──────── Data shown
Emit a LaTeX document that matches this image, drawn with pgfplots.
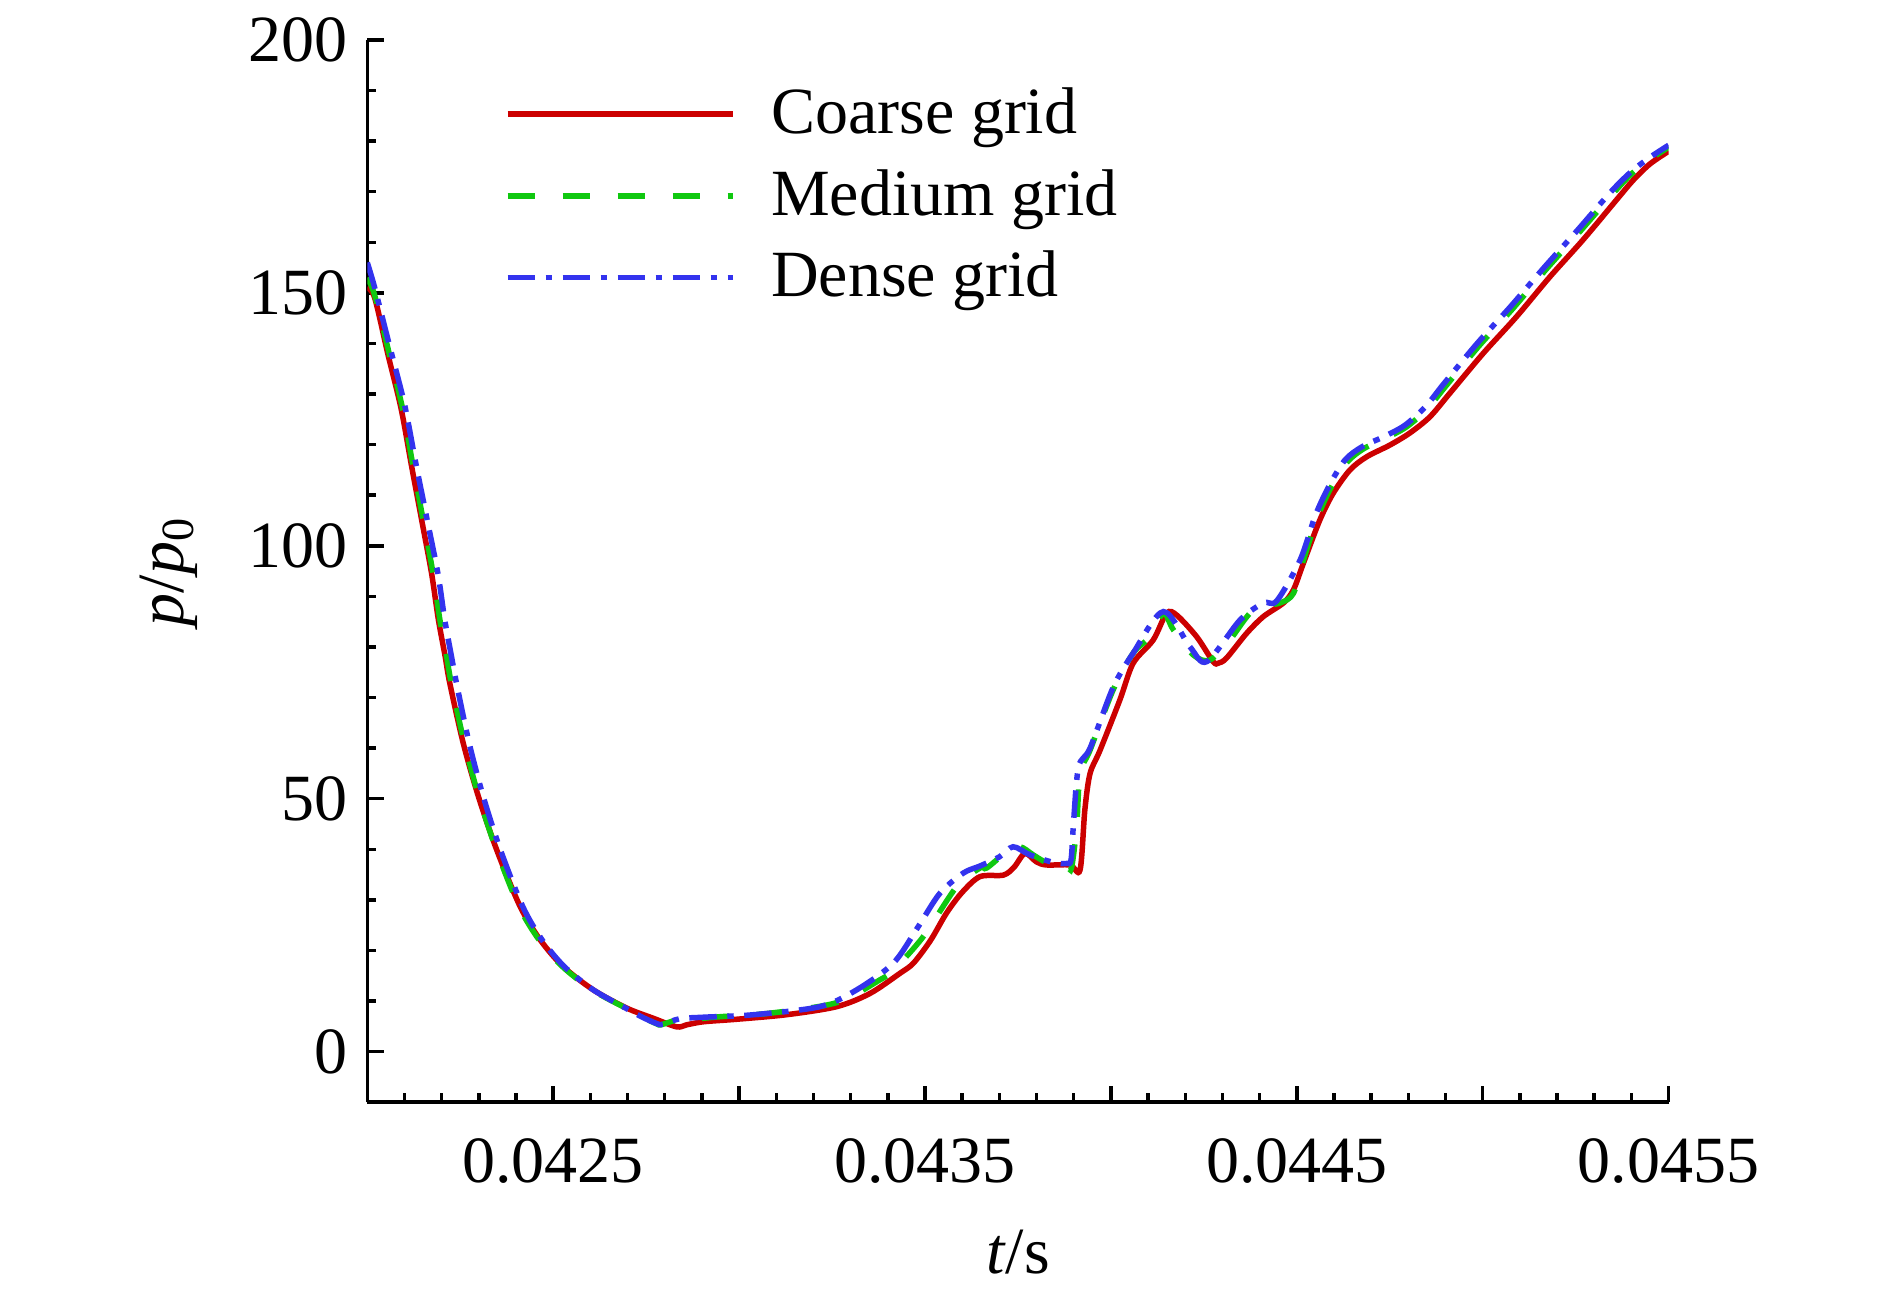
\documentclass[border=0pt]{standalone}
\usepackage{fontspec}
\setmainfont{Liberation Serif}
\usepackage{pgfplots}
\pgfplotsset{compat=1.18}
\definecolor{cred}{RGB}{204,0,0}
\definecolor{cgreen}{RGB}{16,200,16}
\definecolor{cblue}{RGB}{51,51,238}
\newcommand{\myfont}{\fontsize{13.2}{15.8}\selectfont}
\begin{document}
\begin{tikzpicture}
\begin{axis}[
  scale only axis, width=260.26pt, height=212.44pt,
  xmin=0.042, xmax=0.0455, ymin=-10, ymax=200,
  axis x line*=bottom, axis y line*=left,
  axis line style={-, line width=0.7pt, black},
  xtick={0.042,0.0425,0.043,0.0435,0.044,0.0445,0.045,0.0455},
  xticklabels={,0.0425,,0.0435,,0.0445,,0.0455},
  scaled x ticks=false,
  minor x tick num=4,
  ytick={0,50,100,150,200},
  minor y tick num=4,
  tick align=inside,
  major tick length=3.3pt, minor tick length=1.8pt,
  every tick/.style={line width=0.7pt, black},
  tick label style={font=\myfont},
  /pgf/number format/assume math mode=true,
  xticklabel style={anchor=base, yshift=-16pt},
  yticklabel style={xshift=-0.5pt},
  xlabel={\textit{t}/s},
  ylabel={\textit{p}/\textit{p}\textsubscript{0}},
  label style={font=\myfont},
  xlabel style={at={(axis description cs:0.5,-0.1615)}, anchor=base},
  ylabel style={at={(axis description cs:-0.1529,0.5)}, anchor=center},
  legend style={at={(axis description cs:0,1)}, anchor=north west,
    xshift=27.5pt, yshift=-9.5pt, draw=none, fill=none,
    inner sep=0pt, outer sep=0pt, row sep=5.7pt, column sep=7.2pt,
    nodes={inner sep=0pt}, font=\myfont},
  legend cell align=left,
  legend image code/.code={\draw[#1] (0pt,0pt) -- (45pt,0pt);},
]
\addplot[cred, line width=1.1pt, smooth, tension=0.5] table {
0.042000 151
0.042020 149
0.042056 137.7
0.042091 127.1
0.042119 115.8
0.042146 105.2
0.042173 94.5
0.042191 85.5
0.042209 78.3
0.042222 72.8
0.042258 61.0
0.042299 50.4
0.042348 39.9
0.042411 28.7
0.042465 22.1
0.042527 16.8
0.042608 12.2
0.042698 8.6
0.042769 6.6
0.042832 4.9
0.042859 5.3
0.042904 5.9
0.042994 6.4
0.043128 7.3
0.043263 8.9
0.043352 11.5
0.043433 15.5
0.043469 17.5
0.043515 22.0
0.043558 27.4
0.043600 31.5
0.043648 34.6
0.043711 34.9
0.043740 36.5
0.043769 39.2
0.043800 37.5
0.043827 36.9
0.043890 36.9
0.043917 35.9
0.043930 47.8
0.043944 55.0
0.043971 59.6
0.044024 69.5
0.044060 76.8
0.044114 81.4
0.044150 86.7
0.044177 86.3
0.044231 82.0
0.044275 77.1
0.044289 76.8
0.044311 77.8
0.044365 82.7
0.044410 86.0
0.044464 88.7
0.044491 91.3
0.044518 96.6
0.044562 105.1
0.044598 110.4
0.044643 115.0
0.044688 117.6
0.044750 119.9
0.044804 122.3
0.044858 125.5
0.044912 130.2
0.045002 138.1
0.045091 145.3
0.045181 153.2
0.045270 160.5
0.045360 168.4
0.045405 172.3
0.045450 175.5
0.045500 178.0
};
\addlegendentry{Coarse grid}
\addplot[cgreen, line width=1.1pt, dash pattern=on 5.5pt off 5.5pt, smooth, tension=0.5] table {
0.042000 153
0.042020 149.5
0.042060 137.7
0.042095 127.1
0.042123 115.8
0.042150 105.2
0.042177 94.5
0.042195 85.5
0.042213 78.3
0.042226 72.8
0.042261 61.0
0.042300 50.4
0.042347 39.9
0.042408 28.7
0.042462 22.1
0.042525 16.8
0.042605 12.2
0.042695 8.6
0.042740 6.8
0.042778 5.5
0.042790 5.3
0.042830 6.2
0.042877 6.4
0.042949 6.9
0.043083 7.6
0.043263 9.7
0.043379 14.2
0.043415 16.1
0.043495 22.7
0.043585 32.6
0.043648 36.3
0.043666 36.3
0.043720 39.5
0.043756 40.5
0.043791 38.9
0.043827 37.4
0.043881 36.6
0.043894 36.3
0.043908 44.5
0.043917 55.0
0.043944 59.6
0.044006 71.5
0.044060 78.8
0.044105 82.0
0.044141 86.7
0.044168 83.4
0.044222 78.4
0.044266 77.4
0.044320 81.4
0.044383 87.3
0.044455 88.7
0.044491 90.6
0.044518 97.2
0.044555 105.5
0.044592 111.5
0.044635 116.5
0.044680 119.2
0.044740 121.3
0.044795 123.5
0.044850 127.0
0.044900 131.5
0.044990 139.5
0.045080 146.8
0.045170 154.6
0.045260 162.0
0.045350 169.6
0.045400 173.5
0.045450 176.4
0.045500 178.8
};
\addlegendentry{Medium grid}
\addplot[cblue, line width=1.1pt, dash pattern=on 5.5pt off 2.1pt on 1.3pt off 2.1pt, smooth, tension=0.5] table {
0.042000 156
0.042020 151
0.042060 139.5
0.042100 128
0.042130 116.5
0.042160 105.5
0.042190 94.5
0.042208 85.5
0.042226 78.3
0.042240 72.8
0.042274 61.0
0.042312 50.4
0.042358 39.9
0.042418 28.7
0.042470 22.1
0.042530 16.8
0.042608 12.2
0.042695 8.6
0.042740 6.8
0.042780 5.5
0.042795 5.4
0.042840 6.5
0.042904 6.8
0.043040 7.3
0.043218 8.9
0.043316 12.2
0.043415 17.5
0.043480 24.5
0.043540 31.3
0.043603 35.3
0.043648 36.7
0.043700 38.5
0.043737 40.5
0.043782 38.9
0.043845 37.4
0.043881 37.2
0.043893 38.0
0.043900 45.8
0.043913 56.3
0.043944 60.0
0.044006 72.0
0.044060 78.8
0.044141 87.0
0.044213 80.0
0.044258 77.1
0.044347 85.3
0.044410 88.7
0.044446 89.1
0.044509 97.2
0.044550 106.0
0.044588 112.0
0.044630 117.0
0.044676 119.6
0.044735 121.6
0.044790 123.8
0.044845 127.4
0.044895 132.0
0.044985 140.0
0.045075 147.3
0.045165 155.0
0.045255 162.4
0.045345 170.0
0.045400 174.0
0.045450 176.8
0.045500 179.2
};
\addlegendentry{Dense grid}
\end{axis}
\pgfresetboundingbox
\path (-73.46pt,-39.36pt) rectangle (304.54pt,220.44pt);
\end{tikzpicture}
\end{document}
────────────────
Each line of the material must be retyped exactly, except that images are omitted.

Emit a LaTeX document that matches this image, drawn with pgfplots.
\documentclass[border=0pt]{standalone}
\usepackage{fontspec}
\setmainfont{Liberation Serif}
\usepackage{pgfplots}
\pgfplotsset{compat=1.18}
\definecolor{cred}{RGB}{204,0,0}
\definecolor{cgreen}{RGB}{16,200,16}
\definecolor{cblue}{RGB}{51,51,238}
\newcommand{\myfont}{\fontsize{13.2}{15.8}\selectfont}
\begin{document}
\begin{tikzpicture}
\begin{axis}[
  scale only axis, width=260.26pt, height=212.44pt,
  xmin=0.042, xmax=0.0455, ymin=-10, ymax=200,
  axis x line*=bottom, axis y line*=left,
  axis line style={-, line width=0.7pt, black},
  xtick={0.042,0.0425,0.043,0.0435,0.044,0.0445,0.045,0.0455},
  xticklabels={,0.0425,,0.0435,,0.0445,,0.0455},
  scaled x ticks=false,
  minor x tick num=4,
  ytick={0,50,100,150,200},
  minor y tick num=4,
  tick align=inside,
  major tick length=3.3pt, minor tick length=1.8pt,
  every tick/.style={line width=0.7pt, black},
  tick label style={font=\myfont},
  /pgf/number format/assume math mode=true,
  xticklabel style={anchor=base, yshift=-16pt},
  yticklabel style={xshift=-0.5pt},
  xlabel={\textit{t}/s},
  ylabel={\textit{p}/\textit{p}\textsubscript{0}},
  label style={font=\myfont},
  xlabel style={at={(axis description cs:0.5,-0.1615)}, anchor=base},
  ylabel style={at={(axis description cs:-0.1529,0.5)}, anchor=center},
  legend style={at={(axis description cs:0,1)}, anchor=north west,
    xshift=27.5pt, yshift=-9.5pt, draw=none, fill=none,
    inner sep=0pt, outer sep=0pt, row sep=5.7pt, column sep=7.2pt,
    nodes={inner sep=0pt}, font=\myfont},
  legend cell align=left,
  legend image code/.code={\draw[#1] (0pt,0pt) -- (45pt,0pt);},
]
\addplot[cred, line width=1.1pt, smooth, tension=0.5] table {
0.042000 151
0.042020 149
0.042056 137.7
0.042091 127.1
0.042119 115.8
0.042146 105.2
0.042173 94.5
0.042191 85.5
0.042209 78.3
0.042222 72.8
0.042258 61.0
0.042299 50.4
0.042348 39.9
0.042411 28.7
0.042465 22.1
0.042527 16.8
0.042608 12.2
0.042698 8.6
0.042769 6.6
0.042832 4.9
0.042859 5.3
0.042904 5.9
0.042994 6.4
0.043128 7.3
0.043263 8.9
0.043352 11.5
0.043433 15.5
0.043469 17.5
0.043515 22.0
0.043558 27.4
0.043600 31.5
0.043648 34.6
0.043711 34.9
0.043740 36.5
0.043769 39.2
0.043800 37.5
0.043827 36.9
0.043890 36.9
0.043917 35.9
0.043930 47.8
0.043944 55.0
0.043971 59.6
0.044024 69.5
0.044060 76.8
0.044114 81.4
0.044150 86.7
0.044177 86.3
0.044231 82.0
0.044275 77.1
0.044289 76.8
0.044311 77.8
0.044365 82.7
0.044410 86.0
0.044464 88.7
0.044491 91.3
0.044518 96.6
0.044562 105.1
0.044598 110.4
0.044643 115.0
0.044688 117.6
0.044750 119.9
0.044804 122.3
0.044858 125.5
0.044912 130.2
0.045002 138.1
0.045091 145.3
0.045181 153.2
0.045270 160.5
0.045360 168.4
0.045405 172.3
0.045450 175.5
0.045500 178.0
};
\addlegendentry{Coarse grid}
\addplot[cgreen, line width=1.1pt, dash pattern=on 5.5pt off 5.5pt, smooth, tension=0.5] table {
0.042000 153
0.042020 149.5
0.042060 137.7
0.042095 127.1
0.042123 115.8
0.042150 105.2
0.042177 94.5
0.042195 85.5
0.042213 78.3
0.042226 72.8
0.042261 61.0
0.042300 50.4
0.042347 39.9
0.042408 28.7
0.042462 22.1
0.042525 16.8
0.042605 12.2
0.042695 8.6
0.042740 6.8
0.042778 5.5
0.042790 5.3
0.042830 6.2
0.042877 6.4
0.042949 6.9
0.043083 7.6
0.043263 9.7
0.043379 14.2
0.043415 16.1
0.043495 22.7
0.043585 32.6
0.043648 36.3
0.043666 36.3
0.043720 39.5
0.043756 40.5
0.043791 38.9
0.043827 37.4
0.043881 36.6
0.043894 36.3
0.043908 44.5
0.043917 55.0
0.043944 59.6
0.044006 71.5
0.044060 78.8
0.044105 82.0
0.044141 86.7
0.044168 83.4
0.044222 78.4
0.044266 77.4
0.044320 81.4
0.044383 87.3
0.044455 88.7
0.044491 90.6
0.044518 97.2
0.044555 105.5
0.044592 111.5
0.044635 116.5
0.044680 119.2
0.044740 121.3
0.044795 123.5
0.044850 127.0
0.044900 131.5
0.044990 139.5
0.045080 146.8
0.045170 154.6
0.045260 162.0
0.045350 169.6
0.045400 173.5
0.045450 176.4
0.045500 178.8
};
\addlegendentry{Medium grid}
\addplot[cblue, line width=1.1pt, dash pattern=on 5.5pt off 2.1pt on 1.3pt off 2.1pt, smooth, tension=0.5] table {
0.042000 156
0.042020 151
0.042060 139.5
0.042100 128
0.042130 116.5
0.042160 105.5
0.042190 94.5
0.042208 85.5
0.042226 78.3
0.042240 72.8
0.042274 61.0
0.042312 50.4
0.042358 39.9
0.042418 28.7
0.042470 22.1
0.042530 16.8
0.042608 12.2
0.042695 8.6
0.042740 6.8
0.042780 5.5
0.042795 5.4
0.042840 6.5
0.042904 6.8
0.043040 7.3
0.043218 8.9
0.043316 12.2
0.043415 17.5
0.043480 24.5
0.043540 31.3
0.043603 35.3
0.043648 36.7
0.043700 38.5
0.043737 40.5
0.043782 38.9
0.043845 37.4
0.043881 37.2
0.043893 38.0
0.043900 45.8
0.043913 56.3
0.043944 60.0
0.044006 72.0
0.044060 78.8
0.044141 87.0
0.044213 80.0
0.044258 77.1
0.044347 85.3
0.044410 88.7
0.044446 89.1
0.044509 97.2
0.044550 106.0
0.044588 112.0
0.044630 117.0
0.044676 119.6
0.044735 121.6
0.044790 123.8
0.044845 127.4
0.044895 132.0
0.044985 140.0
0.045075 147.3
0.045165 155.0
0.045255 162.4
0.045345 170.0
0.045400 174.0
0.045450 176.8
0.045500 179.2
};
\addlegendentry{Dense grid}
\end{axis}
\pgfresetboundingbox
\path (-73.46pt,-39.36pt) rectangle (304.54pt,220.44pt);
\end{tikzpicture}
\end{document}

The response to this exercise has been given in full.